— START —

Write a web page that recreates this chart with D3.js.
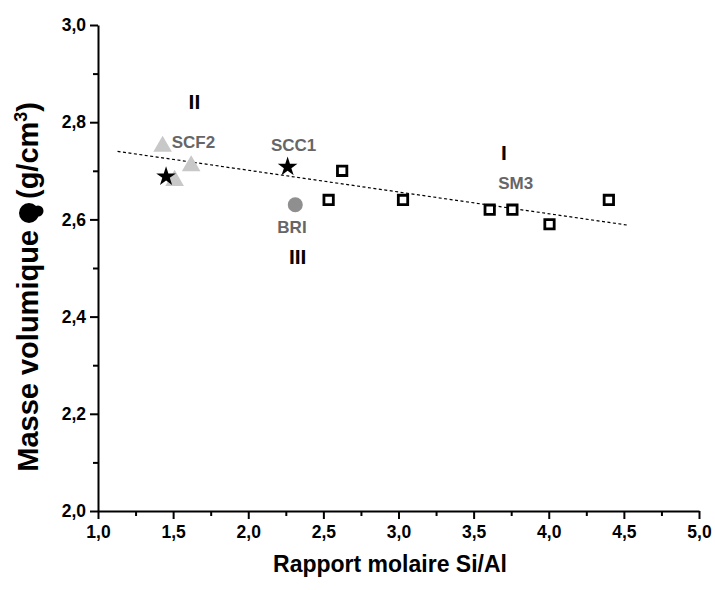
<!DOCTYPE html>
<html><head><meta charset="utf-8">
<script src="https://cdn.jsdelivr.net/npm/d3@7"></script>
<style>body{margin:0;background:#fff}</style>
</head><body><svg id="c" width="715" height="590"></svg>
<script>
// ---- data ----
const xTicks = [1.0, 1.5, 2.0, 2.5, 3.0, 3.5, 4.0, 4.5, 5.0];
const yTicks = [2.0, 2.2, 2.4, 2.6, 2.8, 3.0];
const squaresX = [2.535, 2.625, 3.03, 3.607, 3.758, 4.005, 4.40];
const squaresY = [2.64, 2.70, 2.64, 2.62, 2.62, 2.59, 2.64];
const trianglesX = [1.43, 1.62, 1.51];
const trianglesY = [2.75, 2.71, 2.68];
const starsX = [1.453, 2.262];
const starsY = [2.688, 2.708];
const circlesX = [2.313];
const circlesY = [2.63];
const trendX = [1.13, 4.53];
const trendY = [2.740, 2.588];
const sampleNames = ["SCF2", "SCC1", "BRI", "SM3"];
const sampleNameX = [1.635, 2.302, 2.291, 3.78];
const sampleNameY = [2.760, 2.753, 2.585, 2.676];
const groupNames = ["I", "II", "III"];
const groupNameX = [3.702, 1.642, 2.329];
const groupNameY = [2.738, 2.842, 2.523];

const svg = d3.select("#c");
const FONT = "'Liberation Sans', Arial, Helvetica, sans-serif";
const x = d3.scaleLinear().domain([1, 5]).range([98, 699]);
const y = d3.scaleLinear().domain([2, 3]).range([511, 25]);

// axes
const xMinor = d3.range(1.25, 5, 0.5);
const yMinor = d3.range(2.1, 3.0, 0.2);
const gx = svg.append("g").attr("transform", `translate(0,${y(2)})`);
gx.call(d3.axisBottom(x).tickValues(xMinor).tickSize(5).tickFormat(""));
gx.call(g => g.select(".domain").remove());
const gx2 = svg.append("g").attr("transform", `translate(0,${y(2)})`)
  .call(d3.axisBottom(x).tickValues(xTicks).tickSize(8).tickSizeOuter(0)
    .tickPadding(7).tickFormat(d => d3.format(".1f")(d).replace(".", ",")));
const gy = svg.append("g").attr("transform", `translate(${x(1)},0)`);
gy.call(d3.axisLeft(y).tickValues(yMinor).tickSize(5).tickFormat(""));
gy.call(g => g.select(".domain").remove());
const gy2 = svg.append("g").attr("transform", `translate(${x(1)},0)`)
  .call(d3.axisLeft(y).tickValues(yTicks).tickSize(8).tickSizeOuter(0)
    .tickPadding(4).tickFormat(d => d3.format(".1f")(d).replace(".", ",")));
svg.selectAll(".domain, .tick line").attr("stroke", "#000").attr("stroke-width", 2);
svg.selectAll(".tick text").attr("font-family", FONT).attr("font-weight", "bold")
  .attr("font-size", 17.5).attr("fill", "#000");

// trend line
svg.append("path")
  .attr("d", d3.line().x(d => x(d[0])).y(d => y(d[1]))(d3.zip(trendX, trendY)))
  .attr("fill", "none").attr("stroke", "#000").attr("stroke-width", 1.2)
  .attr("stroke-dasharray", "3,2.5");

// markers
svg.append("g").selectAll("path").data(d3.zip(trianglesX, trianglesY)).join("path")
  .attr("transform", d => `translate(${x(d[0])},${y(d[1])})`)
  .attr("d", d3.symbol(d3.symbolTriangle, 150)).attr("fill", "#c8c8c8");
svg.append("g").selectAll("circle").data(d3.zip(circlesX, circlesY)).join("circle")
  .attr("cx", d => x(d[0])).attr("cy", d => y(d[1])).attr("r", 7.5).attr("fill", "#8f8f8f");
svg.append("g").selectAll("path").data(d3.zip(starsX, starsY)).join("path")
  .attr("transform", d => `translate(${x(d[0])},${y(d[1])})`)
  .attr("d", d3.symbol(d3.symbolStar, 120)).attr("fill", "#000");
svg.append("g").selectAll("path").data(d3.zip(squaresX, squaresY)).join("path")
  .attr("transform", d => `translate(${x(d[0])},${y(d[1])})`)
  .attr("d", d3.symbol(d3.symbolSquare, 88)).attr("fill", "#fff")
  .attr("stroke", "#000").attr("stroke-width", 2.8);

// labels
svg.append("g").selectAll("text").data(d3.zip(sampleNames, sampleNameX, sampleNameY)).join("text")
  .attr("x", d => x(d[1])).attr("y", d => y(d[2])).attr("dy", "0.36em")
  .attr("text-anchor", "middle").attr("font-family", FONT).attr("font-weight", "bold")
  .attr("font-size", 17).attr("fill", "#666").text(d => d[0]);
svg.append("g").selectAll("text").data(d3.zip(groupNames, groupNameX, groupNameY)).join("text")
  .attr("x", d => x(d[1])).attr("y", d => y(d[2])).attr("dy", "0.36em")
  .attr("text-anchor", "middle").attr("font-family", FONT).attr("font-weight", "bold")
  .attr("font-size", 21).attr("fill", "#000").text(d => d[0]);

// axis titles
svg.append("text").attr("x", 390).attr("y", 572).attr("text-anchor", "middle")
  .attr("font-family", FONT).attr("font-weight", "bold").attr("font-size", 23)
  .text("Rapport molaire Si/Al");

const yt = svg.append("g").attr("transform", "translate(38,288) rotate(-90)");
yt.append("text").attr("x", 58).attr("y", 0).attr("text-anchor", "end")
  .attr("font-family", FONT).attr("font-weight", "bold").attr("font-size", 29)
  .text("Masse volumique");
yt.append("circle").attr("cx", 75).attr("cy", -9).attr("r", 10).attr("fill", "#000");
yt.append("circle").attr("cx", 77).attr("cy", 0).attr("r", 5.5).attr("fill", "#000");
const t2 = yt.append("text").attr("x", 89).attr("y", 0)
  .attr("font-family", FONT).attr("font-weight", "bold").attr("font-size", 29);
t2.append("tspan").text("(g/cm");
t2.append("tspan").attr("dy", -11).attr("font-size", 18).text("3");
t2.append("tspan").attr("dy", 11).text(")");
</script></body></html>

— END —

◆ Description of the task ◆
Output the data exactly. Pictures don't belong in the result.

◆ Answer below ◆
Write a web page that recreates this chart with D3.js.
<!DOCTYPE html>
<html><head><meta charset="utf-8">
<script src="https://cdn.jsdelivr.net/npm/d3@7"></script>
<style>body{margin:0;background:#fff}</style>
</head><body><svg id="c" width="715" height="590"></svg>
<script>
// ---- data ----
const xTicks = [1.0, 1.5, 2.0, 2.5, 3.0, 3.5, 4.0, 4.5, 5.0];
const yTicks = [2.0, 2.2, 2.4, 2.6, 2.8, 3.0];
const squaresX = [2.535, 2.625, 3.03, 3.607, 3.758, 4.005, 4.40];
const squaresY = [2.64, 2.70, 2.64, 2.62, 2.62, 2.59, 2.64];
const trianglesX = [1.43, 1.62, 1.51];
const trianglesY = [2.75, 2.71, 2.68];
const starsX = [1.453, 2.262];
const starsY = [2.688, 2.708];
const circlesX = [2.313];
const circlesY = [2.63];
const trendX = [1.13, 4.53];
const trendY = [2.740, 2.588];
const sampleNames = ["SCF2", "SCC1", "BRI", "SM3"];
const sampleNameX = [1.635, 2.302, 2.291, 3.78];
const sampleNameY = [2.760, 2.753, 2.585, 2.676];
const groupNames = ["I", "II", "III"];
const groupNameX = [3.702, 1.642, 2.329];
const groupNameY = [2.738, 2.842, 2.523];

const svg = d3.select("#c");
const FONT = "'Liberation Sans', Arial, Helvetica, sans-serif";
const x = d3.scaleLinear().domain([1, 5]).range([98, 699]);
const y = d3.scaleLinear().domain([2, 3]).range([511, 25]);

// axes
const xMinor = d3.range(1.25, 5, 0.5);
const yMinor = d3.range(2.1, 3.0, 0.2);
const gx = svg.append("g").attr("transform", `translate(0,${y(2)})`);
gx.call(d3.axisBottom(x).tickValues(xMinor).tickSize(5).tickFormat(""));
gx.call(g => g.select(".domain").remove());
const gx2 = svg.append("g").attr("transform", `translate(0,${y(2)})`)
  .call(d3.axisBottom(x).tickValues(xTicks).tickSize(8).tickSizeOuter(0)
    .tickPadding(7).tickFormat(d => d3.format(".1f")(d).replace(".", ",")));
const gy = svg.append("g").attr("transform", `translate(${x(1)},0)`);
gy.call(d3.axisLeft(y).tickValues(yMinor).tickSize(5).tickFormat(""));
gy.call(g => g.select(".domain").remove());
const gy2 = svg.append("g").attr("transform", `translate(${x(1)},0)`)
  .call(d3.axisLeft(y).tickValues(yTicks).tickSize(8).tickSizeOuter(0)
    .tickPadding(4).tickFormat(d => d3.format(".1f")(d).replace(".", ",")));
svg.selectAll(".domain, .tick line").attr("stroke", "#000").attr("stroke-width", 2);
svg.selectAll(".tick text").attr("font-family", FONT).attr("font-weight", "bold")
  .attr("font-size", 17.5).attr("fill", "#000");

// trend line
svg.append("path")
  .attr("d", d3.line().x(d => x(d[0])).y(d => y(d[1]))(d3.zip(trendX, trendY)))
  .attr("fill", "none").attr("stroke", "#000").attr("stroke-width", 1.2)
  .attr("stroke-dasharray", "3,2.5");

// markers
svg.append("g").selectAll("path").data(d3.zip(trianglesX, trianglesY)).join("path")
  .attr("transform", d => `translate(${x(d[0])},${y(d[1])})`)
  .attr("d", d3.symbol(d3.symbolTriangle, 150)).attr("fill", "#c8c8c8");
svg.append("g").selectAll("circle").data(d3.zip(circlesX, circlesY)).join("circle")
  .attr("cx", d => x(d[0])).attr("cy", d => y(d[1])).attr("r", 7.5).attr("fill", "#8f8f8f");
svg.append("g").selectAll("path").data(d3.zip(starsX, starsY)).join("path")
  .attr("transform", d => `translate(${x(d[0])},${y(d[1])})`)
  .attr("d", d3.symbol(d3.symbolStar, 120)).attr("fill", "#000");
svg.append("g").selectAll("path").data(d3.zip(squaresX, squaresY)).join("path")
  .attr("transform", d => `translate(${x(d[0])},${y(d[1])})`)
  .attr("d", d3.symbol(d3.symbolSquare, 88)).attr("fill", "#fff")
  .attr("stroke", "#000").attr("stroke-width", 2.8);

// labels
svg.append("g").selectAll("text").data(d3.zip(sampleNames, sampleNameX, sampleNameY)).join("text")
  .attr("x", d => x(d[1])).attr("y", d => y(d[2])).attr("dy", "0.36em")
  .attr("text-anchor", "middle").attr("font-family", FONT).attr("font-weight", "bold")
  .attr("font-size", 17).attr("fill", "#666").text(d => d[0]);
svg.append("g").selectAll("text").data(d3.zip(groupNames, groupNameX, groupNameY)).join("text")
  .attr("x", d => x(d[1])).attr("y", d => y(d[2])).attr("dy", "0.36em")
  .attr("text-anchor", "middle").attr("font-family", FONT).attr("font-weight", "bold")
  .attr("font-size", 21).attr("fill", "#000").text(d => d[0]);

// axis titles
svg.append("text").attr("x", 390).attr("y", 572).attr("text-anchor", "middle")
  .attr("font-family", FONT).attr("font-weight", "bold").attr("font-size", 23)
  .text("Rapport molaire Si/Al");

const yt = svg.append("g").attr("transform", "translate(38,288) rotate(-90)");
yt.append("text").attr("x", 58).attr("y", 0).attr("text-anchor", "end")
  .attr("font-family", FONT).attr("font-weight", "bold").attr("font-size", 29)
  .text("Masse volumique");
yt.append("circle").attr("cx", 75).attr("cy", -9).attr("r", 10).attr("fill", "#000");
yt.append("circle").attr("cx", 77).attr("cy", 0).attr("r", 5.5).attr("fill", "#000");
const t2 = yt.append("text").attr("x", 89).attr("y", 0)
  .attr("font-family", FONT).attr("font-weight", "bold").attr("font-size", 29);
t2.append("tspan").text("(g/cm");
t2.append("tspan").attr("dy", -11).attr("font-size", 18).text("3");
t2.append("tspan").attr("dy", 11).text(")");
</script></body></html>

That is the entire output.